| Data extract |
/---

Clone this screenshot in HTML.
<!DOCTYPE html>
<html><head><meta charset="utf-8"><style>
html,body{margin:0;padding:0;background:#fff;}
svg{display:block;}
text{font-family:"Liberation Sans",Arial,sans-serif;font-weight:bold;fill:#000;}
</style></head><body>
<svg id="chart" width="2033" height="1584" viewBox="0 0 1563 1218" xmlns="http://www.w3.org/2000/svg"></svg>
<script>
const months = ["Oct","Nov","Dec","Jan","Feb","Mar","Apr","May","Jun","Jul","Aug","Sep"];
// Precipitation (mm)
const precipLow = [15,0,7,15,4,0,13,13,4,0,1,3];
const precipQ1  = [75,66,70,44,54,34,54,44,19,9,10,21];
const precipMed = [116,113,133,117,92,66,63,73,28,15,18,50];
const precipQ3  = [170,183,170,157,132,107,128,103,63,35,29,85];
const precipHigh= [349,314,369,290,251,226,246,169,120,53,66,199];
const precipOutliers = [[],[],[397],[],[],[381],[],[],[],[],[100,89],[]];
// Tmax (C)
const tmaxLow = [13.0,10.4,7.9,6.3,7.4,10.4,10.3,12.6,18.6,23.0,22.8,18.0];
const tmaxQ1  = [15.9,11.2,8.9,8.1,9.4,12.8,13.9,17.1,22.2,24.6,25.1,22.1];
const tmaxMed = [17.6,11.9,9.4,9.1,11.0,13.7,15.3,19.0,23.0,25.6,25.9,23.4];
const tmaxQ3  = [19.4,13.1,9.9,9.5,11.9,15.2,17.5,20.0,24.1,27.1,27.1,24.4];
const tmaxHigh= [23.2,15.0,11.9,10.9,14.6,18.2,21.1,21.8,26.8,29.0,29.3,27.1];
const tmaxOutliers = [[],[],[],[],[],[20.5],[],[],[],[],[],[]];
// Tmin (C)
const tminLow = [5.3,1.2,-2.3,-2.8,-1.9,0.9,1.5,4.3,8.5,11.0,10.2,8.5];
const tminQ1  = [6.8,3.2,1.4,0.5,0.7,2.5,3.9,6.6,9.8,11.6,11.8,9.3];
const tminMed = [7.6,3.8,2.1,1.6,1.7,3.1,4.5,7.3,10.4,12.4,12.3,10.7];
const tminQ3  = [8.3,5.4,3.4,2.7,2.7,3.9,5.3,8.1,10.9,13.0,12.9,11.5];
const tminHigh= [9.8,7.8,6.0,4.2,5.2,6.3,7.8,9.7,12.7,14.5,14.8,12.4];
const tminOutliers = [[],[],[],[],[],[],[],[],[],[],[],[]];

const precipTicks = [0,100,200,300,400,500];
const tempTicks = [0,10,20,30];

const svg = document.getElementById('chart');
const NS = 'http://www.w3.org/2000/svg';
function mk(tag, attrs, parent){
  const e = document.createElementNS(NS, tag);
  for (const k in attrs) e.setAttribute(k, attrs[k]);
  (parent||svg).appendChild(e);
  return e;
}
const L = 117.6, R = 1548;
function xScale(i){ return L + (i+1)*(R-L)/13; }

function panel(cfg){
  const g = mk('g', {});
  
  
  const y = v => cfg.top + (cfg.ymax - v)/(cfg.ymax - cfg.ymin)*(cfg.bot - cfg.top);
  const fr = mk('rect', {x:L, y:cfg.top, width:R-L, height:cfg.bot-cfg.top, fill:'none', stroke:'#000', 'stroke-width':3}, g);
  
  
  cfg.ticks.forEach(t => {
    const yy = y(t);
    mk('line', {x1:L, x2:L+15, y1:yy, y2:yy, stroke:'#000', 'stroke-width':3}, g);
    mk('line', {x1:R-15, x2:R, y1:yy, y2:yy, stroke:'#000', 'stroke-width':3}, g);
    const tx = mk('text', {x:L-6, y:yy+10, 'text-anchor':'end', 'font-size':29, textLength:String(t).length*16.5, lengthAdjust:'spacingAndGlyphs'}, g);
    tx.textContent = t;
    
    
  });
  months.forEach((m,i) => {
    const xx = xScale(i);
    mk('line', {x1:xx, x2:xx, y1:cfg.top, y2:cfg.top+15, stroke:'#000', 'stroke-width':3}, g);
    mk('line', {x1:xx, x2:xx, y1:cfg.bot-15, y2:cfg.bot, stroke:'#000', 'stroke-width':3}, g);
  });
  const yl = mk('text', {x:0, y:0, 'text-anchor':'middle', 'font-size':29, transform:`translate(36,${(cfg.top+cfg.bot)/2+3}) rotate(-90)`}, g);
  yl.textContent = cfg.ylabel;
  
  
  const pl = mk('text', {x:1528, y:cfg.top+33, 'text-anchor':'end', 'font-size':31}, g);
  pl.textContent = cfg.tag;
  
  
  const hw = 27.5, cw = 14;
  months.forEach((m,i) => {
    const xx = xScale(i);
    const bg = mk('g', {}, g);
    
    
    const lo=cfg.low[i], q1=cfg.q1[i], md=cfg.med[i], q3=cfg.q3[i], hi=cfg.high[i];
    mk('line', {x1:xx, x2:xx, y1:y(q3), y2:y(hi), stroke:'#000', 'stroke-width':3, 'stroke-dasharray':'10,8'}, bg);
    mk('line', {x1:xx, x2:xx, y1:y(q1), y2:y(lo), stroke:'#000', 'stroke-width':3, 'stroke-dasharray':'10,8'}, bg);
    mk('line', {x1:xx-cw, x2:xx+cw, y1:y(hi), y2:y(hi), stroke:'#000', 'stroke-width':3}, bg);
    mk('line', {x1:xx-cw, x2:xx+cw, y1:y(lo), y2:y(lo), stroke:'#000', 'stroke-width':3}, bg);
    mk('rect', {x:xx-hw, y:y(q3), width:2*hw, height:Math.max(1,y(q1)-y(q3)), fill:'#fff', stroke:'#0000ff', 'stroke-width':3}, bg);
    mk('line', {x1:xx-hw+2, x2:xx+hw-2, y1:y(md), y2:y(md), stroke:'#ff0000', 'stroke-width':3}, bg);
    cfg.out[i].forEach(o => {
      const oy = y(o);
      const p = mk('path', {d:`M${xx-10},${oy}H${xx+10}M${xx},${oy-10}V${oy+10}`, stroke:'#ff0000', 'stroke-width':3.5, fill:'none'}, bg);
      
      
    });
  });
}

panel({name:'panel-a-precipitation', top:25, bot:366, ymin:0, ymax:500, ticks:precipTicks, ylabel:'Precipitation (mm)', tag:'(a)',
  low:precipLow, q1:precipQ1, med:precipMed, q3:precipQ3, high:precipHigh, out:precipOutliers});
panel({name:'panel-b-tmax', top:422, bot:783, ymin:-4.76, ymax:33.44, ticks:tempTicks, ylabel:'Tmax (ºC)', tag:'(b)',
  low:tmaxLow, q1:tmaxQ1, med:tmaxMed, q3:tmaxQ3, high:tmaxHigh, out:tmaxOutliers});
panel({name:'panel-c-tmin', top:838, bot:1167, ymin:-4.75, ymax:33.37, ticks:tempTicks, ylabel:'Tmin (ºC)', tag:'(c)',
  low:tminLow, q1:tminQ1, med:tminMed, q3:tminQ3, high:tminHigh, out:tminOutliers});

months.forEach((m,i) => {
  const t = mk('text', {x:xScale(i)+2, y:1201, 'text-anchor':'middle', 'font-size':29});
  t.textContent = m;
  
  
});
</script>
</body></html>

\---

| Exercise directions |
Your task is to return the full listing exactly as it was given.

| Result of this task |
Clone this screenshot in HTML.
<!DOCTYPE html>
<html><head><meta charset="utf-8"><style>
html,body{margin:0;padding:0;background:#fff;}
svg{display:block;}
text{font-family:"Liberation Sans",Arial,sans-serif;font-weight:bold;fill:#000;}
</style></head><body>
<svg id="chart" width="2033" height="1584" viewBox="0 0 1563 1218" xmlns="http://www.w3.org/2000/svg"></svg>
<script>
const months = ["Oct","Nov","Dec","Jan","Feb","Mar","Apr","May","Jun","Jul","Aug","Sep"];
// Precipitation (mm)
const precipLow = [15,0,7,15,4,0,13,13,4,0,1,3];
const precipQ1  = [75,66,70,44,54,34,54,44,19,9,10,21];
const precipMed = [116,113,133,117,92,66,63,73,28,15,18,50];
const precipQ3  = [170,183,170,157,132,107,128,103,63,35,29,85];
const precipHigh= [349,314,369,290,251,226,246,169,120,53,66,199];
const precipOutliers = [[],[],[397],[],[],[381],[],[],[],[],[100,89],[]];
// Tmax (C)
const tmaxLow = [13.0,10.4,7.9,6.3,7.4,10.4,10.3,12.6,18.6,23.0,22.8,18.0];
const tmaxQ1  = [15.9,11.2,8.9,8.1,9.4,12.8,13.9,17.1,22.2,24.6,25.1,22.1];
const tmaxMed = [17.6,11.9,9.4,9.1,11.0,13.7,15.3,19.0,23.0,25.6,25.9,23.4];
const tmaxQ3  = [19.4,13.1,9.9,9.5,11.9,15.2,17.5,20.0,24.1,27.1,27.1,24.4];
const tmaxHigh= [23.2,15.0,11.9,10.9,14.6,18.2,21.1,21.8,26.8,29.0,29.3,27.1];
const tmaxOutliers = [[],[],[],[],[],[20.5],[],[],[],[],[],[]];
// Tmin (C)
const tminLow = [5.3,1.2,-2.3,-2.8,-1.9,0.9,1.5,4.3,8.5,11.0,10.2,8.5];
const tminQ1  = [6.8,3.2,1.4,0.5,0.7,2.5,3.9,6.6,9.8,11.6,11.8,9.3];
const tminMed = [7.6,3.8,2.1,1.6,1.7,3.1,4.5,7.3,10.4,12.4,12.3,10.7];
const tminQ3  = [8.3,5.4,3.4,2.7,2.7,3.9,5.3,8.1,10.9,13.0,12.9,11.5];
const tminHigh= [9.8,7.8,6.0,4.2,5.2,6.3,7.8,9.7,12.7,14.5,14.8,12.4];
const tminOutliers = [[],[],[],[],[],[],[],[],[],[],[],[]];

const precipTicks = [0,100,200,300,400,500];
const tempTicks = [0,10,20,30];

const svg = document.getElementById('chart');
const NS = 'http://www.w3.org/2000/svg';
function mk(tag, attrs, parent){
  const e = document.createElementNS(NS, tag);
  for (const k in attrs) e.setAttribute(k, attrs[k]);
  (parent||svg).appendChild(e);
  return e;
}
const L = 117.6, R = 1548;
function xScale(i){ return L + (i+1)*(R-L)/13; }

function panel(cfg){
  const g = mk('g', {});
  
  
  const y = v => cfg.top + (cfg.ymax - v)/(cfg.ymax - cfg.ymin)*(cfg.bot - cfg.top);
  const fr = mk('rect', {x:L, y:cfg.top, width:R-L, height:cfg.bot-cfg.top, fill:'none', stroke:'#000', 'stroke-width':3}, g);
  
  
  cfg.ticks.forEach(t => {
    const yy = y(t);
    mk('line', {x1:L, x2:L+15, y1:yy, y2:yy, stroke:'#000', 'stroke-width':3}, g);
    mk('line', {x1:R-15, x2:R, y1:yy, y2:yy, stroke:'#000', 'stroke-width':3}, g);
    const tx = mk('text', {x:L-6, y:yy+10, 'text-anchor':'end', 'font-size':29, textLength:String(t).length*16.5, lengthAdjust:'spacingAndGlyphs'}, g);
    tx.textContent = t;
    
    
  });
  months.forEach((m,i) => {
    const xx = xScale(i);
    mk('line', {x1:xx, x2:xx, y1:cfg.top, y2:cfg.top+15, stroke:'#000', 'stroke-width':3}, g);
    mk('line', {x1:xx, x2:xx, y1:cfg.bot-15, y2:cfg.bot, stroke:'#000', 'stroke-width':3}, g);
  });
  const yl = mk('text', {x:0, y:0, 'text-anchor':'middle', 'font-size':29, transform:`translate(36,${(cfg.top+cfg.bot)/2+3}) rotate(-90)`}, g);
  yl.textContent = cfg.ylabel;
  
  
  const pl = mk('text', {x:1528, y:cfg.top+33, 'text-anchor':'end', 'font-size':31}, g);
  pl.textContent = cfg.tag;
  
  
  const hw = 27.5, cw = 14;
  months.forEach((m,i) => {
    const xx = xScale(i);
    const bg = mk('g', {}, g);
    
    
    const lo=cfg.low[i], q1=cfg.q1[i], md=cfg.med[i], q3=cfg.q3[i], hi=cfg.high[i];
    mk('line', {x1:xx, x2:xx, y1:y(q3), y2:y(hi), stroke:'#000', 'stroke-width':3, 'stroke-dasharray':'10,8'}, bg);
    mk('line', {x1:xx, x2:xx, y1:y(q1), y2:y(lo), stroke:'#000', 'stroke-width':3, 'stroke-dasharray':'10,8'}, bg);
    mk('line', {x1:xx-cw, x2:xx+cw, y1:y(hi), y2:y(hi), stroke:'#000', 'stroke-width':3}, bg);
    mk('line', {x1:xx-cw, x2:xx+cw, y1:y(lo), y2:y(lo), stroke:'#000', 'stroke-width':3}, bg);
    mk('rect', {x:xx-hw, y:y(q3), width:2*hw, height:Math.max(1,y(q1)-y(q3)), fill:'#fff', stroke:'#0000ff', 'stroke-width':3}, bg);
    mk('line', {x1:xx-hw+2, x2:xx+hw-2, y1:y(md), y2:y(md), stroke:'#ff0000', 'stroke-width':3}, bg);
    cfg.out[i].forEach(o => {
      const oy = y(o);
      const p = mk('path', {d:`M${xx-10},${oy}H${xx+10}M${xx},${oy-10}V${oy+10}`, stroke:'#ff0000', 'stroke-width':3.5, fill:'none'}, bg);
      
      
    });
  });
}

panel({name:'panel-a-precipitation', top:25, bot:366, ymin:0, ymax:500, ticks:precipTicks, ylabel:'Precipitation (mm)', tag:'(a)',
  low:precipLow, q1:precipQ1, med:precipMed, q3:precipQ3, high:precipHigh, out:precipOutliers});
panel({name:'panel-b-tmax', top:422, bot:783, ymin:-4.76, ymax:33.44, ticks:tempTicks, ylabel:'Tmax (ºC)', tag:'(b)',
  low:tmaxLow, q1:tmaxQ1, med:tmaxMed, q3:tmaxQ3, high:tmaxHigh, out:tmaxOutliers});
panel({name:'panel-c-tmin', top:838, bot:1167, ymin:-4.75, ymax:33.37, ticks:tempTicks, ylabel:'Tmin (ºC)', tag:'(c)',
  low:tminLow, q1:tminQ1, med:tminMed, q3:tminQ3, high:tminHigh, out:tminOutliers});

months.forEach((m,i) => {
  const t = mk('text', {x:xScale(i)+2, y:1201, 'text-anchor':'middle', 'font-size':29});
  t.textContent = m;
  
  
});
</script>
</body></html>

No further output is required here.